- **Record set**
□ □ □ □ □ □ □
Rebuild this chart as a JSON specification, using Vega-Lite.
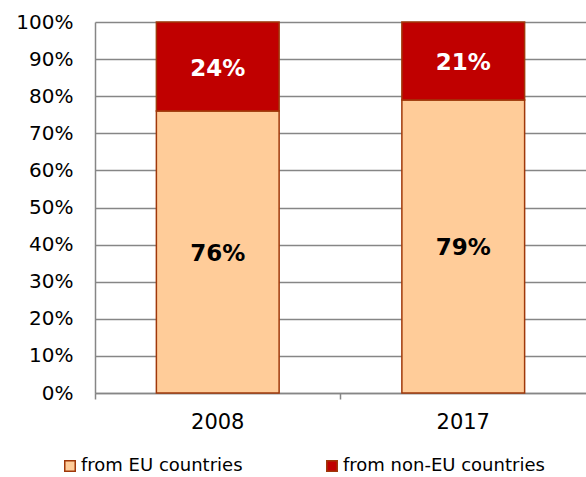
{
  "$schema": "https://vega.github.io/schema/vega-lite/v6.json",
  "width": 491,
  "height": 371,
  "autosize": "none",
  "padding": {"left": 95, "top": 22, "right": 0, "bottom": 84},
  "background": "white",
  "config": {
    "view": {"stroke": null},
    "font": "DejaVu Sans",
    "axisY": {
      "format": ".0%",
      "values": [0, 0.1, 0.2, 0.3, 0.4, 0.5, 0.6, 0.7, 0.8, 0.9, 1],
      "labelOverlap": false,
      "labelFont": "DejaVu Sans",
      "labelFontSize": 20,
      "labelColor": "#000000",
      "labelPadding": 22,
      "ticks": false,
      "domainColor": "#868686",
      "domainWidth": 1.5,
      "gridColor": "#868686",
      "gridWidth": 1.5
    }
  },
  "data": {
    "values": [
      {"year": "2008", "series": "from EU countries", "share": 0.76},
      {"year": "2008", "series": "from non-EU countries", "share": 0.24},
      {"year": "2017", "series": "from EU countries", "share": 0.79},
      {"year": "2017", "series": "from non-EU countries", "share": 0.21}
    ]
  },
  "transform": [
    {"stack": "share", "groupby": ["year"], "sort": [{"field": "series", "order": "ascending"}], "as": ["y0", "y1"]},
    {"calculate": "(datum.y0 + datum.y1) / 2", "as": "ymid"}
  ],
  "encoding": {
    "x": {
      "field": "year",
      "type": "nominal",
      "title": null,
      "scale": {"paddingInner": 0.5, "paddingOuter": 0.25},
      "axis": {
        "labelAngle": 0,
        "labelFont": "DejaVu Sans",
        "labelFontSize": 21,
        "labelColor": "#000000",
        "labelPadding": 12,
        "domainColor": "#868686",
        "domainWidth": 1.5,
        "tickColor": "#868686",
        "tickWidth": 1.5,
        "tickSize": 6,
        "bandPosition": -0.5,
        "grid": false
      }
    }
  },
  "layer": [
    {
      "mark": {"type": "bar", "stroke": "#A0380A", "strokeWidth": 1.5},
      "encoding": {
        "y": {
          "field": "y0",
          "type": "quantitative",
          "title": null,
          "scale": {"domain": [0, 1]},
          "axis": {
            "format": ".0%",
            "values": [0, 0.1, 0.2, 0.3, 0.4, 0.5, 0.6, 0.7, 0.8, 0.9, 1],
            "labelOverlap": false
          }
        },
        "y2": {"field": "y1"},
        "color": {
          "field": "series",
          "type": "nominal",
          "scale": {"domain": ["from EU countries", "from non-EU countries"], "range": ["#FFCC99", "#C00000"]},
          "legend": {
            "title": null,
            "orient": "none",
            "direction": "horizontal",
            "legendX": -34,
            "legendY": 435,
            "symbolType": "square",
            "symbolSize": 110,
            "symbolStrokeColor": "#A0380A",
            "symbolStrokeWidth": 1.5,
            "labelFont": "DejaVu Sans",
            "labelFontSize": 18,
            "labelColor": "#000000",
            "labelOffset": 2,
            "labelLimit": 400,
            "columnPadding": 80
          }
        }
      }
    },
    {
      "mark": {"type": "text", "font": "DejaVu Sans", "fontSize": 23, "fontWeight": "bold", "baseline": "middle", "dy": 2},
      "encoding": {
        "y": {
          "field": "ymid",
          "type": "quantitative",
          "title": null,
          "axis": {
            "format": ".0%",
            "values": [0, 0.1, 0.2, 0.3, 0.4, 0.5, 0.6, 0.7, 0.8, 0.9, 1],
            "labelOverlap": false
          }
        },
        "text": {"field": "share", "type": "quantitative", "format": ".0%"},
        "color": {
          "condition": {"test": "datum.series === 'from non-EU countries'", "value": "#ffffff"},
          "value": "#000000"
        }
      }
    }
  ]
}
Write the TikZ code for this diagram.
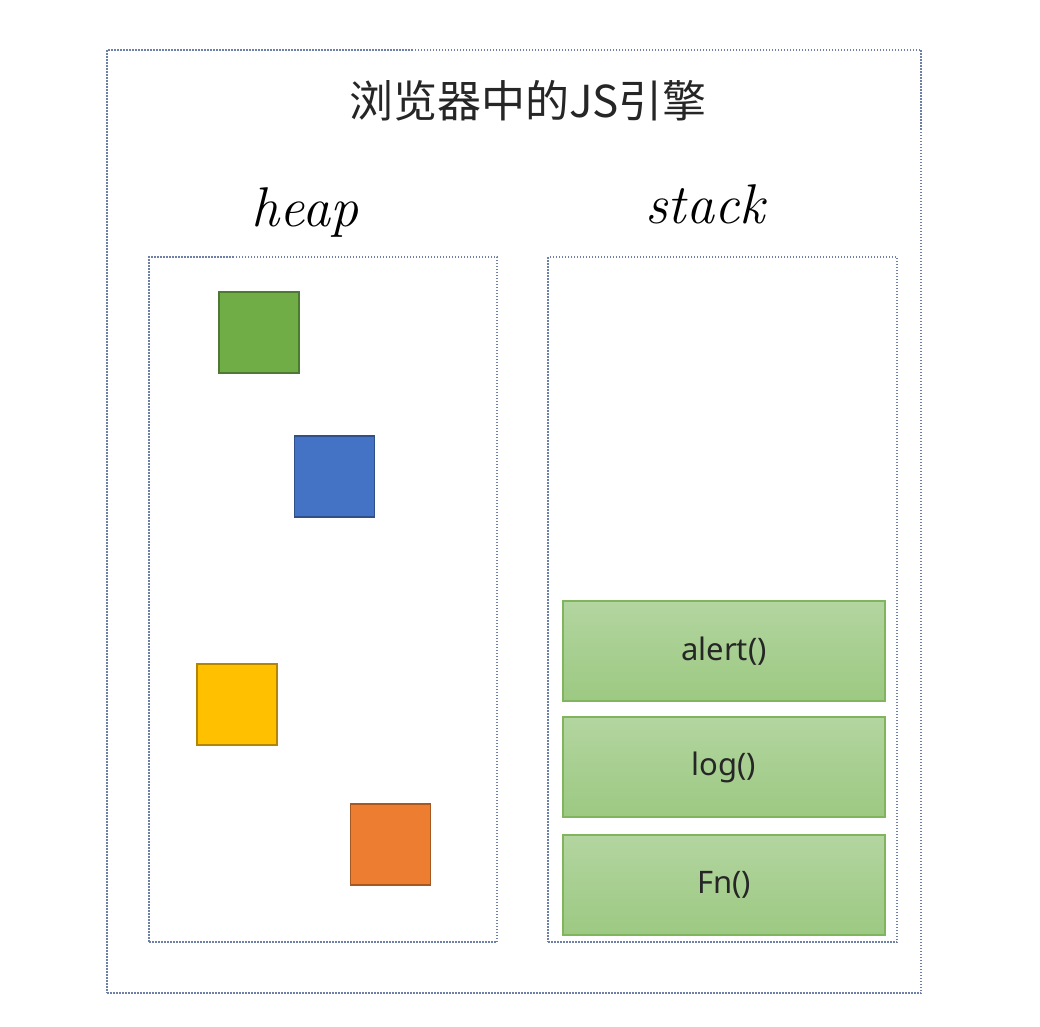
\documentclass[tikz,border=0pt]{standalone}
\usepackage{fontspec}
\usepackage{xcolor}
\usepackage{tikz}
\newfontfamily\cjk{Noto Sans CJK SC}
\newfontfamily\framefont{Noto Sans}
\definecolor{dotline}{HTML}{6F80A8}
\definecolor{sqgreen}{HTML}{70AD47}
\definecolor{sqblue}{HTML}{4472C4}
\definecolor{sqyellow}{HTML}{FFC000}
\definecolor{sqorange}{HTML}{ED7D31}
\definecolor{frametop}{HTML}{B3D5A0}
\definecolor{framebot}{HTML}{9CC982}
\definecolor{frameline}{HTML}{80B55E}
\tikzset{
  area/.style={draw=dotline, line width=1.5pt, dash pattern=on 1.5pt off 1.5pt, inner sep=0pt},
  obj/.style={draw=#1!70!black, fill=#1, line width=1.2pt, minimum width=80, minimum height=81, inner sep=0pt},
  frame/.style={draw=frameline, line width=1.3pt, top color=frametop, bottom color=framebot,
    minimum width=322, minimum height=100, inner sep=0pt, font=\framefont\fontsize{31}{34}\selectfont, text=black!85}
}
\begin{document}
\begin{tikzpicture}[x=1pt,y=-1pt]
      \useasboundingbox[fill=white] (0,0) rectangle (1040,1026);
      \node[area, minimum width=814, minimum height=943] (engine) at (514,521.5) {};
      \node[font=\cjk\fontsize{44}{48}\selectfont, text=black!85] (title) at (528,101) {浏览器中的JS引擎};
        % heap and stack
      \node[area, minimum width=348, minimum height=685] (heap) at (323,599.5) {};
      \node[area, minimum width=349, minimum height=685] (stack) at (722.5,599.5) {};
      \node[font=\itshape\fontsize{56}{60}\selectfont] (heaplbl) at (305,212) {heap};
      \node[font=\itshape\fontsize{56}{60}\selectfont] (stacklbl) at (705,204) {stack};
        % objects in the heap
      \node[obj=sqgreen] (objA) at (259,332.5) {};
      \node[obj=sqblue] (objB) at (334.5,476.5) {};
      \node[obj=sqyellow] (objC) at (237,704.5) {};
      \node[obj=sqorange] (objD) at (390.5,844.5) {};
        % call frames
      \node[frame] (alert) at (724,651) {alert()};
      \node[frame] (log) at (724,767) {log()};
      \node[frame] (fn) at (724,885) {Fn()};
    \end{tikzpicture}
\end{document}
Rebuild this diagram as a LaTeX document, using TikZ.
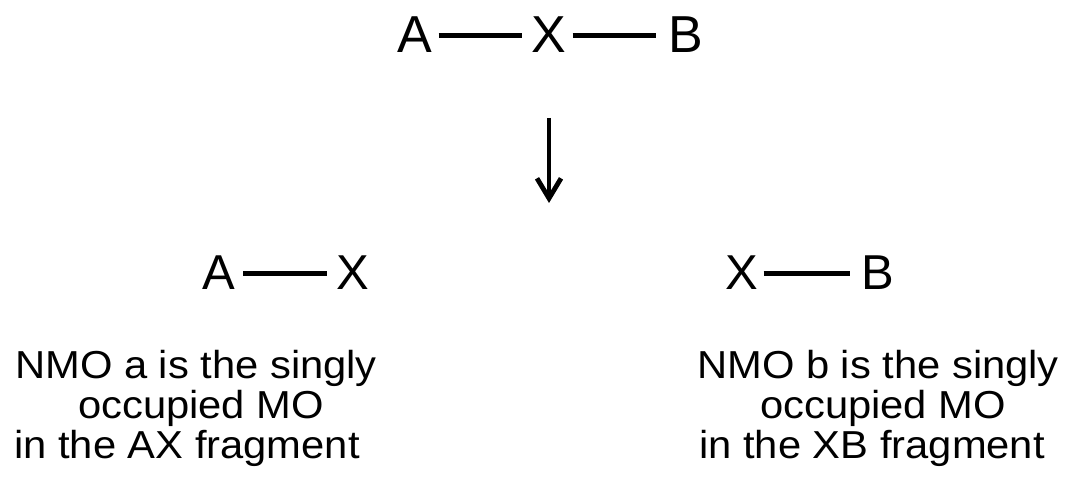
□ □ □ □ □ □ □
- **Given task**
Omit the images and transcribe all of the records above word for word.

- **Correct response**
Rebuild this chart as a JSON specification, using Vega-Lite.
{
  "$schema": "https://vega.github.io/schema/vega-lite/v6.json",
  "width": 491,
  "height": 371,
  "autosize": "none",
  "padding": {"left": 95, "top": 22, "right": 0, "bottom": 84},
  "background": "white",
  "config": {
    "view": {"stroke": null},
    "font": "DejaVu Sans",
    "axisY": {
      "format": ".0%",
      "values": [0, 0.1, 0.2, 0.3, 0.4, 0.5, 0.6, 0.7, 0.8, 0.9, 1],
      "labelOverlap": false,
      "labelFont": "DejaVu Sans",
      "labelFontSize": 20,
      "labelColor": "#000000",
      "labelPadding": 22,
      "ticks": false,
      "domainColor": "#868686",
      "domainWidth": 1.5,
      "gridColor": "#868686",
      "gridWidth": 1.5
    }
  },
  "data": {
    "values": [
      {"year": "2008", "series": "from EU countries", "share": 0.76},
      {"year": "2008", "series": "from non-EU countries", "share": 0.24},
      {"year": "2017", "series": "from EU countries", "share": 0.79},
      {"year": "2017", "series": "from non-EU countries", "share": 0.21}
    ]
  },
  "transform": [
    {"stack": "share", "groupby": ["year"], "sort": [{"field": "series", "order": "ascending"}], "as": ["y0", "y1"]},
    {"calculate": "(datum.y0 + datum.y1) / 2", "as": "ymid"}
  ],
  "encoding": {
    "x": {
      "field": "year",
      "type": "nominal",
      "title": null,
      "scale": {"paddingInner": 0.5, "paddingOuter": 0.25},
      "axis": {
        "labelAngle": 0,
        "labelFont": "DejaVu Sans",
        "labelFontSize": 21,
        "labelColor": "#000000",
        "labelPadding": 12,
        "domainColor": "#868686",
        "domainWidth": 1.5,
        "tickColor": "#868686",
        "tickWidth": 1.5,
        "tickSize": 6,
        "bandPosition": -0.5,
        "grid": false
      }
    }
  },
  "layer": [
    {
      "mark": {"type": "bar", "stroke": "#A0380A", "strokeWidth": 1.5},
      "encoding": {
        "y": {
          "field": "y0",
          "type": "quantitative",
          "title": null,
          "scale": {"domain": [0, 1]},
          "axis": {
            "format": ".0%",
            "values": [0, 0.1, 0.2, 0.3, 0.4, 0.5, 0.6, 0.7, 0.8, 0.9, 1],
            "labelOverlap": false
          }
        },
        "y2": {"field": "y1"},
        "color": {
          "field": "series",
          "type": "nominal",
          "scale": {"domain": ["from EU countries", "from non-EU countries"], "range": ["#FFCC99", "#C00000"]},
          "legend": {
            "title": null,
            "orient": "none",
            "direction": "horizontal",
            "legendX": -34,
            "legendY": 435,
            "symbolType": "square",
            "symbolSize": 110,
            "symbolStrokeColor": "#A0380A",
            "symbolStrokeWidth": 1.5,
            "labelFont": "DejaVu Sans",
            "labelFontSize": 18,
            "labelColor": "#000000",
            "labelOffset": 2,
            "labelLimit": 400,
            "columnPadding": 80
          }
        }
      }
    },
    {
      "mark": {"type": "text", "font": "DejaVu Sans", "fontSize": 23, "fontWeight": "bold", "baseline": "middle", "dy": 2},
      "encoding": {
        "y": {
          "field": "ymid",
          "type": "quantitative",
          "title": null,
          "axis": {
            "format": ".0%",
            "values": [0, 0.1, 0.2, 0.3, 0.4, 0.5, 0.6, 0.7, 0.8, 0.9, 1],
            "labelOverlap": false
          }
        },
        "text": {"field": "share", "type": "quantitative", "format": ".0%"},
        "color": {
          "condition": {"test": "datum.series === 'from non-EU countries'", "value": "#ffffff"},
          "value": "#000000"
        }
      }
    }
  ]
}
Write the TikZ code for this diagram.
\documentclass[tikz,border=0pt]{standalone}
\usepackage{fontspec}
\usepackage{xcolor}
\usepackage{tikz}
\newfontfamily\cjk{Noto Sans CJK SC}
\newfontfamily\framefont{Noto Sans}
\definecolor{dotline}{HTML}{6F80A8}
\definecolor{sqgreen}{HTML}{70AD47}
\definecolor{sqblue}{HTML}{4472C4}
\definecolor{sqyellow}{HTML}{FFC000}
\definecolor{sqorange}{HTML}{ED7D31}
\definecolor{frametop}{HTML}{B3D5A0}
\definecolor{framebot}{HTML}{9CC982}
\definecolor{frameline}{HTML}{80B55E}
\tikzset{
  area/.style={draw=dotline, line width=1.5pt, dash pattern=on 1.5pt off 1.5pt, inner sep=0pt},
  obj/.style={draw=#1!70!black, fill=#1, line width=1.2pt, minimum width=80, minimum height=81, inner sep=0pt},
  frame/.style={draw=frameline, line width=1.3pt, top color=frametop, bottom color=framebot,
    minimum width=322, minimum height=100, inner sep=0pt, font=\framefont\fontsize{31}{34}\selectfont, text=black!85}
}
\begin{document}
\begin{tikzpicture}[x=1pt,y=-1pt]
      \useasboundingbox[fill=white] (0,0) rectangle (1040,1026);
      \node[area, minimum width=814, minimum height=943] (engine) at (514,521.5) {};
      \node[font=\cjk\fontsize{44}{48}\selectfont, text=black!85] (title) at (528,101) {浏览器中的JS引擎};
        % heap and stack
      \node[area, minimum width=348, minimum height=685] (heap) at (323,599.5) {};
      \node[area, minimum width=349, minimum height=685] (stack) at (722.5,599.5) {};
      \node[font=\itshape\fontsize{56}{60}\selectfont] (heaplbl) at (305,212) {heap};
      \node[font=\itshape\fontsize{56}{60}\selectfont] (stacklbl) at (705,204) {stack};
        % objects in the heap
      \node[obj=sqgreen] (objA) at (259,332.5) {};
      \node[obj=sqblue] (objB) at (334.5,476.5) {};
      \node[obj=sqyellow] (objC) at (237,704.5) {};
      \node[obj=sqorange] (objD) at (390.5,844.5) {};
        % call frames
      \node[frame] (alert) at (724,651) {alert()};
      \node[frame] (log) at (724,767) {log()};
      \node[frame] (fn) at (724,885) {Fn()};
    \end{tikzpicture}
\end{document}
Rebuild this diagram as a LaTeX document, using TikZ.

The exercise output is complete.